Exercise description — Repeat each line of the material exactly.

[Entries with chart source code]
------------------------------------------------

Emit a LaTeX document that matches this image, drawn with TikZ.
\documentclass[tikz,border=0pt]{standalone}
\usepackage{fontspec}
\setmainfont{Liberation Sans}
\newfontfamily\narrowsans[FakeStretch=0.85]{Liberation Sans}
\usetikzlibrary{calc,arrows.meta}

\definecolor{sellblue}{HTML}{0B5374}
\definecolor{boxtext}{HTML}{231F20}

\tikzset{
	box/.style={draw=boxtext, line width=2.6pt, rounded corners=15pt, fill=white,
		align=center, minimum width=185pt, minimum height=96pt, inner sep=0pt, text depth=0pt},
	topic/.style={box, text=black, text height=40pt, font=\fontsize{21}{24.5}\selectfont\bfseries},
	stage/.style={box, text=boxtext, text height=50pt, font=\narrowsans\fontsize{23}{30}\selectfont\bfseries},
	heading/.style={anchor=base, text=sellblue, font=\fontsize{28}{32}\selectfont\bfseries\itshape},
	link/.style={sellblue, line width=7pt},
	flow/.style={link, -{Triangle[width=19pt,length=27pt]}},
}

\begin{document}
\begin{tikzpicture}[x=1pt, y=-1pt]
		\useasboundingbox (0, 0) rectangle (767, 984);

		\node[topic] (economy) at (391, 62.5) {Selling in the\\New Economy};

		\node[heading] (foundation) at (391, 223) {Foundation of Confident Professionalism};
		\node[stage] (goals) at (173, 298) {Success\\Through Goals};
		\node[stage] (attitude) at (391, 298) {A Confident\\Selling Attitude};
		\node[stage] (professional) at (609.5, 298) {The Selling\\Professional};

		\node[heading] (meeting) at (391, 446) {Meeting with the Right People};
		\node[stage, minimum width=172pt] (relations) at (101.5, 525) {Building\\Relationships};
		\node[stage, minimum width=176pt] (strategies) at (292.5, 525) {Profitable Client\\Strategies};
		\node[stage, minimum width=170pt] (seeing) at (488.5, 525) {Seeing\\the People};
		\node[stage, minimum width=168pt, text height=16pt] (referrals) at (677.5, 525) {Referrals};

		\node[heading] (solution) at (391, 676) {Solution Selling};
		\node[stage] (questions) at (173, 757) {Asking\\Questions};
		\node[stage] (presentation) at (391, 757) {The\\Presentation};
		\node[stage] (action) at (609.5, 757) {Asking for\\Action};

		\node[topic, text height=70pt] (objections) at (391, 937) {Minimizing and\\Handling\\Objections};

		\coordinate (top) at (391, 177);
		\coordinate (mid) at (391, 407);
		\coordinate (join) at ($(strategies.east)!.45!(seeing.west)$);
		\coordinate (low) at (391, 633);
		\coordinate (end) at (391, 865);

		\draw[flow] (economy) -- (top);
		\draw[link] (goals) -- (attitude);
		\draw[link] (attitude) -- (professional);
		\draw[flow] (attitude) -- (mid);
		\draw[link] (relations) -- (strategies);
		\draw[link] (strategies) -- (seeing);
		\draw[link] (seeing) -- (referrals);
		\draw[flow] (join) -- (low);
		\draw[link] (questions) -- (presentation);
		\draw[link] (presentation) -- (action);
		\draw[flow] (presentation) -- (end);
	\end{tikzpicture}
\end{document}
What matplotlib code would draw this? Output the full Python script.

------------------------------------------------

Exercise solution —
Emit a LaTeX document that matches this image, drawn with TikZ.
\documentclass[tikz,border=0pt]{standalone}
\usepackage{fontspec}
\setmainfont{Liberation Sans}
\newfontfamily\narrowsans[FakeStretch=0.85]{Liberation Sans}
\usetikzlibrary{calc,arrows.meta}

\definecolor{sellblue}{HTML}{0B5374}
\definecolor{boxtext}{HTML}{231F20}

\tikzset{
	box/.style={draw=boxtext, line width=2.6pt, rounded corners=15pt, fill=white,
		align=center, minimum width=185pt, minimum height=96pt, inner sep=0pt, text depth=0pt},
	topic/.style={box, text=black, text height=40pt, font=\fontsize{21}{24.5}\selectfont\bfseries},
	stage/.style={box, text=boxtext, text height=50pt, font=\narrowsans\fontsize{23}{30}\selectfont\bfseries},
	heading/.style={anchor=base, text=sellblue, font=\fontsize{28}{32}\selectfont\bfseries\itshape},
	link/.style={sellblue, line width=7pt},
	flow/.style={link, -{Triangle[width=19pt,length=27pt]}},
}

\begin{document}
\begin{tikzpicture}[x=1pt, y=-1pt]
		\useasboundingbox (0, 0) rectangle (767, 984);

		\node[topic] (economy) at (391, 62.5) {Selling in the\\New Economy};

		\node[heading] (foundation) at (391, 223) {Foundation of Confident Professionalism};
		\node[stage] (goals) at (173, 298) {Success\\Through Goals};
		\node[stage] (attitude) at (391, 298) {A Confident\\Selling Attitude};
		\node[stage] (professional) at (609.5, 298) {The Selling\\Professional};

		\node[heading] (meeting) at (391, 446) {Meeting with the Right People};
		\node[stage, minimum width=172pt] (relations) at (101.5, 525) {Building\\Relationships};
		\node[stage, minimum width=176pt] (strategies) at (292.5, 525) {Profitable Client\\Strategies};
		\node[stage, minimum width=170pt] (seeing) at (488.5, 525) {Seeing\\the People};
		\node[stage, minimum width=168pt, text height=16pt] (referrals) at (677.5, 525) {Referrals};

		\node[heading] (solution) at (391, 676) {Solution Selling};
		\node[stage] (questions) at (173, 757) {Asking\\Questions};
		\node[stage] (presentation) at (391, 757) {The\\Presentation};
		\node[stage] (action) at (609.5, 757) {Asking for\\Action};

		\node[topic, text height=70pt] (objections) at (391, 937) {Minimizing and\\Handling\\Objections};

		\coordinate (top) at (391, 177);
		\coordinate (mid) at (391, 407);
		\coordinate (join) at ($(strategies.east)!.45!(seeing.west)$);
		\coordinate (low) at (391, 633);
		\coordinate (end) at (391, 865);

		\draw[flow] (economy) -- (top);
		\draw[link] (goals) -- (attitude);
		\draw[link] (attitude) -- (professional);
		\draw[flow] (attitude) -- (mid);
		\draw[link] (relations) -- (strategies);
		\draw[link] (strategies) -- (seeing);
		\draw[link] (seeing) -- (referrals);
		\draw[flow] (join) -- (low);
		\draw[link] (questions) -- (presentation);
		\draw[link] (presentation) -- (action);
		\draw[flow] (presentation) -- (end);
	\end{tikzpicture}
\end{document}
What matplotlib code would draw this? Output the full Python script.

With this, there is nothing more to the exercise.